Search the material below for the word "matplotlib". Copy every line that has it.

(Source records)
☆ ☆ ☆

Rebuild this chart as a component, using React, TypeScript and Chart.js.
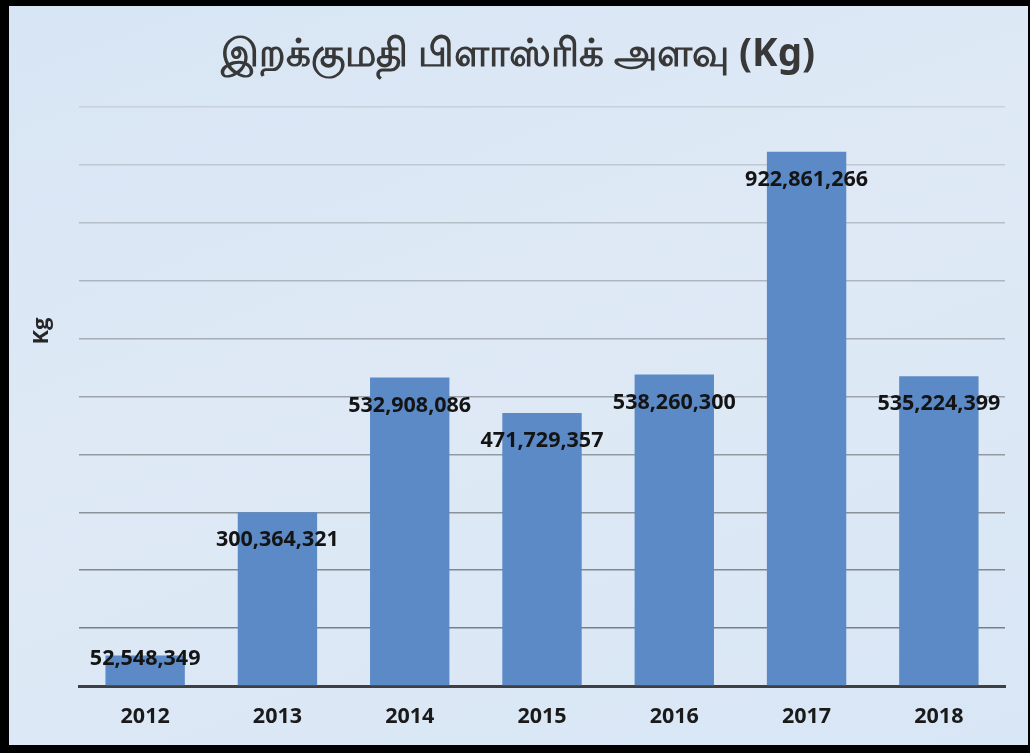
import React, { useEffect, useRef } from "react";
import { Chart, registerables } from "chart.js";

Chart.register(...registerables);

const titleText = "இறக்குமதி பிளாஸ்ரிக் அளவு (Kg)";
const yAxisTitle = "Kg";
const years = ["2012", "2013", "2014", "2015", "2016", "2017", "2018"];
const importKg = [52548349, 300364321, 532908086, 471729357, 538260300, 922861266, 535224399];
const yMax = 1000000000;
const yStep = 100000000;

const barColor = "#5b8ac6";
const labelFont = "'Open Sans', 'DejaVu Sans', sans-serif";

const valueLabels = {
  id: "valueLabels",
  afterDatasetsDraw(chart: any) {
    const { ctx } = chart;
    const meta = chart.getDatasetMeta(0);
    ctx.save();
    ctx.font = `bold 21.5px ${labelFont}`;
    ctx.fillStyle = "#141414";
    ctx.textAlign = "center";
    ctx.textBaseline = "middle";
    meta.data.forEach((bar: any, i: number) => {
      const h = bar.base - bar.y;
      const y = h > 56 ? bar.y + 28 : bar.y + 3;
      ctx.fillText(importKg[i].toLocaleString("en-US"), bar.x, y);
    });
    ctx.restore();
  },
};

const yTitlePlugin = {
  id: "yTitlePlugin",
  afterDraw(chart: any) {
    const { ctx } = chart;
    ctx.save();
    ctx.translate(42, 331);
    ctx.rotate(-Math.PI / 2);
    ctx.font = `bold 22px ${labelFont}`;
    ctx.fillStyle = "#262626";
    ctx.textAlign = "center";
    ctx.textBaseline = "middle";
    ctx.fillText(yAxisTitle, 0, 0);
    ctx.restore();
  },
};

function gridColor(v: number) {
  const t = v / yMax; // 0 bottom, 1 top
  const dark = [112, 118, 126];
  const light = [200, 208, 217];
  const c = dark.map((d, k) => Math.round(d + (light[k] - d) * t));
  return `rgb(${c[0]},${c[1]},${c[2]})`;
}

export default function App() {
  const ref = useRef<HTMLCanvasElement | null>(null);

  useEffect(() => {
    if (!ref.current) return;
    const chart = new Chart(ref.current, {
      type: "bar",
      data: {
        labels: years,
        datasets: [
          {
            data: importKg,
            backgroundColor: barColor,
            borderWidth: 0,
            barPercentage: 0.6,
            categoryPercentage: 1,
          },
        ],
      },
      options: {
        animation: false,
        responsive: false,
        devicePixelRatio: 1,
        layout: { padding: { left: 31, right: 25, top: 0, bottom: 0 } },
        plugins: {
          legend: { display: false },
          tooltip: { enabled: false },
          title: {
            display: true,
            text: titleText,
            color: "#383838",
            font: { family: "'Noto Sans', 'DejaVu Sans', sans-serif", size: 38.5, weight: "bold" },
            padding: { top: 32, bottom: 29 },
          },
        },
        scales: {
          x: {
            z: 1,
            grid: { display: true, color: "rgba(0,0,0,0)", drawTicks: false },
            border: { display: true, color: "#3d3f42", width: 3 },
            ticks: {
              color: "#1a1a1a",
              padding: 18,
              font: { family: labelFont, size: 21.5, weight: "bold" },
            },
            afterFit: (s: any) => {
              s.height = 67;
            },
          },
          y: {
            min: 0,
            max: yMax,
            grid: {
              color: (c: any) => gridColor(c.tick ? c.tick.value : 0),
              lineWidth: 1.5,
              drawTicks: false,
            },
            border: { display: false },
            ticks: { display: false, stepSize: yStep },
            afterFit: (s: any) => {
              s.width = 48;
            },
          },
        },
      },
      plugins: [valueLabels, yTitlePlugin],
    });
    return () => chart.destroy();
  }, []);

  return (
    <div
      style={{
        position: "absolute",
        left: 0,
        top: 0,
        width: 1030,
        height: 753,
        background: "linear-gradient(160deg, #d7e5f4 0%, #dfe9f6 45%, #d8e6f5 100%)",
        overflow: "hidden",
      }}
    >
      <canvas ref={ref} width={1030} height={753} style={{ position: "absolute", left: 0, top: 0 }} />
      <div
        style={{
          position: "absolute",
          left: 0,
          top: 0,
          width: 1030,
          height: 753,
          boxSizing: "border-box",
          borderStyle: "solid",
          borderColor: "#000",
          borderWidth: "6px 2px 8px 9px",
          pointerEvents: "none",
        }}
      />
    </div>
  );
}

☆ ☆ ☆

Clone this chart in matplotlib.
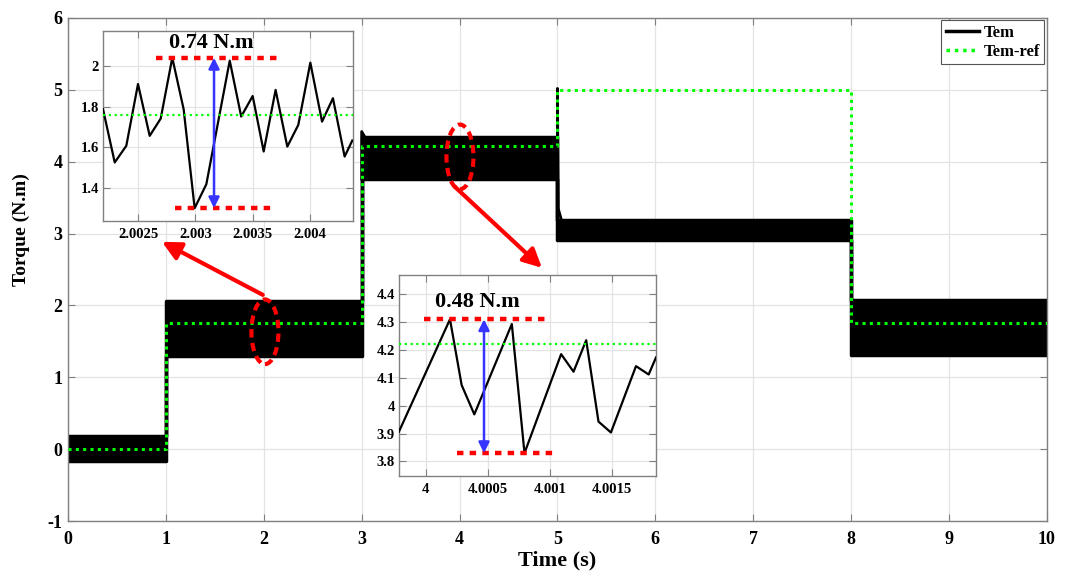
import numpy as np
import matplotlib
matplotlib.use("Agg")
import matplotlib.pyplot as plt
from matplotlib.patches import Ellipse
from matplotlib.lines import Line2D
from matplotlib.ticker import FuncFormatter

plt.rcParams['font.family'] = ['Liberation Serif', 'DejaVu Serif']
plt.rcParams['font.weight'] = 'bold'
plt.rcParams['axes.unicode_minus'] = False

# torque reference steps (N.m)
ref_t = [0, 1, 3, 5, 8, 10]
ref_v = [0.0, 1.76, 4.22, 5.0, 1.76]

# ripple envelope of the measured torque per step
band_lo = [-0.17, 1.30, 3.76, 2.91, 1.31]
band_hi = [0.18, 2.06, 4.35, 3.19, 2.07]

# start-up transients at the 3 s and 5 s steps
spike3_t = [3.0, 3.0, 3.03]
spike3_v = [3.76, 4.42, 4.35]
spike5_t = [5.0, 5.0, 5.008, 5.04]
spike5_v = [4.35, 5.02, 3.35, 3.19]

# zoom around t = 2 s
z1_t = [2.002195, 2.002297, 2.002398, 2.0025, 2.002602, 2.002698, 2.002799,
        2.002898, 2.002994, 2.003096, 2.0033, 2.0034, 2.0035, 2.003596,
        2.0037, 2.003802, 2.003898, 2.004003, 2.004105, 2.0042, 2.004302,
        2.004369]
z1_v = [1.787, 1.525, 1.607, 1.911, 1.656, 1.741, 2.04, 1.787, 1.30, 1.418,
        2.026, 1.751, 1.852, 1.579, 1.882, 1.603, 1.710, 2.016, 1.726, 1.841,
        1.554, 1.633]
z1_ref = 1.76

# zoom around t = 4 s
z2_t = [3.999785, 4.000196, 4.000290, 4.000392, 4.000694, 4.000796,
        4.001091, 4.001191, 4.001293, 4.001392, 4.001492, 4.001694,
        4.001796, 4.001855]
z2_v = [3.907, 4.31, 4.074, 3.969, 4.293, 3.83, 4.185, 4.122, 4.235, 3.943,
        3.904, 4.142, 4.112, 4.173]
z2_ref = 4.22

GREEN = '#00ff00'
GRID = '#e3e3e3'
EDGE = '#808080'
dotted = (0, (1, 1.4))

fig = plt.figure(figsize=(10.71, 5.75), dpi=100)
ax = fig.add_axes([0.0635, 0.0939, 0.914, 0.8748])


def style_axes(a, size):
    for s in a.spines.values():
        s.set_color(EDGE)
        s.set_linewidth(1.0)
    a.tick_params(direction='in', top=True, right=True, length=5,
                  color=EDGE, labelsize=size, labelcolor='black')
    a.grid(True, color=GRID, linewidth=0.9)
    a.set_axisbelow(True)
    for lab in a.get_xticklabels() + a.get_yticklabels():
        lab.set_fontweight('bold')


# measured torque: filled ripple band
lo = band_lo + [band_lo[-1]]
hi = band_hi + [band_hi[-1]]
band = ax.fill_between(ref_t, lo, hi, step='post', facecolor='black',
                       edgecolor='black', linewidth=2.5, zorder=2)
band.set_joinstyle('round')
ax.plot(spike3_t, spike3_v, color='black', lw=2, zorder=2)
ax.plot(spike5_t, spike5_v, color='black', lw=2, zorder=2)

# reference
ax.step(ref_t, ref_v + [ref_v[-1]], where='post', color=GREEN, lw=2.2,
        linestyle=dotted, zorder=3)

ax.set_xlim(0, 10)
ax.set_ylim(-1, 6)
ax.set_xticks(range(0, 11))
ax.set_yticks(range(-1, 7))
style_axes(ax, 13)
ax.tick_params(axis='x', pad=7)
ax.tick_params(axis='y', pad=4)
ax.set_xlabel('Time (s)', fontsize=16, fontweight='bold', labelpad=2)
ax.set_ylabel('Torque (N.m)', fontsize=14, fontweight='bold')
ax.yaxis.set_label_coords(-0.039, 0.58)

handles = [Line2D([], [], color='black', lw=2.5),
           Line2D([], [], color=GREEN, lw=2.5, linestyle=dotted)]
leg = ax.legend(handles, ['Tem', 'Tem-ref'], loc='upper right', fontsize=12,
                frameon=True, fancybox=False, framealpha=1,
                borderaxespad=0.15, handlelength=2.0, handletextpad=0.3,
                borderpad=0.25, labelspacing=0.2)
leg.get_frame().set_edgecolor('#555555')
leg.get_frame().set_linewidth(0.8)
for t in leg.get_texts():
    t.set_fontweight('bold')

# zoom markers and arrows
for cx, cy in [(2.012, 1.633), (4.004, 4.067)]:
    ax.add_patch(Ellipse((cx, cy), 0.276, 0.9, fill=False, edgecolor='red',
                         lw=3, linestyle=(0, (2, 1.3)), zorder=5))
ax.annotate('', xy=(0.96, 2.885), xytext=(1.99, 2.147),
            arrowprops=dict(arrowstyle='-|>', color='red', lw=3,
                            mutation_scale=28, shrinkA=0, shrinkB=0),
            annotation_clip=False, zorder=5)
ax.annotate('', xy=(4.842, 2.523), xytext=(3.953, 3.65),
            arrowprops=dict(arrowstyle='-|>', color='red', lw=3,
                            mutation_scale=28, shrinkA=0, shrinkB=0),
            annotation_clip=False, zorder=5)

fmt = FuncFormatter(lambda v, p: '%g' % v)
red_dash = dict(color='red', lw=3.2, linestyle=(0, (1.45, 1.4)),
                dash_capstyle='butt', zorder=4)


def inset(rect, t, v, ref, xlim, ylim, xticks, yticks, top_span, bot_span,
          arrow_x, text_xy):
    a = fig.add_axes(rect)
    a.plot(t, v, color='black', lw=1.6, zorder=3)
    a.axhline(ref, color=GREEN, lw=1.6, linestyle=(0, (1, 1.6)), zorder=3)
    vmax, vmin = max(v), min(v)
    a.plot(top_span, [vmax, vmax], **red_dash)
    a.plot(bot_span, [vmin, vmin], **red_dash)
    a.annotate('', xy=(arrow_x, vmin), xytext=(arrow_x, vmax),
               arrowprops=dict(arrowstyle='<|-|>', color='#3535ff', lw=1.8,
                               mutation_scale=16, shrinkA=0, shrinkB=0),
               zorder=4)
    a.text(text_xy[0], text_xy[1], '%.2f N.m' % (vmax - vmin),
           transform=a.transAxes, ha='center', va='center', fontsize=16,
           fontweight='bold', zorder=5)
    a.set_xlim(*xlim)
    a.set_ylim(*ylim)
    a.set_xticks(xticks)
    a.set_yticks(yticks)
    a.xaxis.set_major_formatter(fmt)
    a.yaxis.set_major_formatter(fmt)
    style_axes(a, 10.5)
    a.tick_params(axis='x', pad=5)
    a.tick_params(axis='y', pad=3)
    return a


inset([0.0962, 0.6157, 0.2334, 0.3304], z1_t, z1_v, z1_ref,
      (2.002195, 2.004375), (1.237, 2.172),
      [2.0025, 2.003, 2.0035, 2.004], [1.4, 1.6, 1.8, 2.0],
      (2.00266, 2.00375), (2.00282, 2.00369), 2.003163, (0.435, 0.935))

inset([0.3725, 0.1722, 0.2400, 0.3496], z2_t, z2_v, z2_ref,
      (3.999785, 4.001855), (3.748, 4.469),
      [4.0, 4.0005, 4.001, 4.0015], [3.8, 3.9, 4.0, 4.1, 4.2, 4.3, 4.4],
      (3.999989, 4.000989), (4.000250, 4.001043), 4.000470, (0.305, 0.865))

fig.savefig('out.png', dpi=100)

☆ ☆ ☆

_Solution_
Clone this chart in matplotlib.
import matplotlib
matplotlib.use("Agg")
import matplotlib.pyplot as plt
from matplotlib.patches import Ellipse
from matplotlib.lines import Line2D
from matplotlib.ticker import FuncFormatter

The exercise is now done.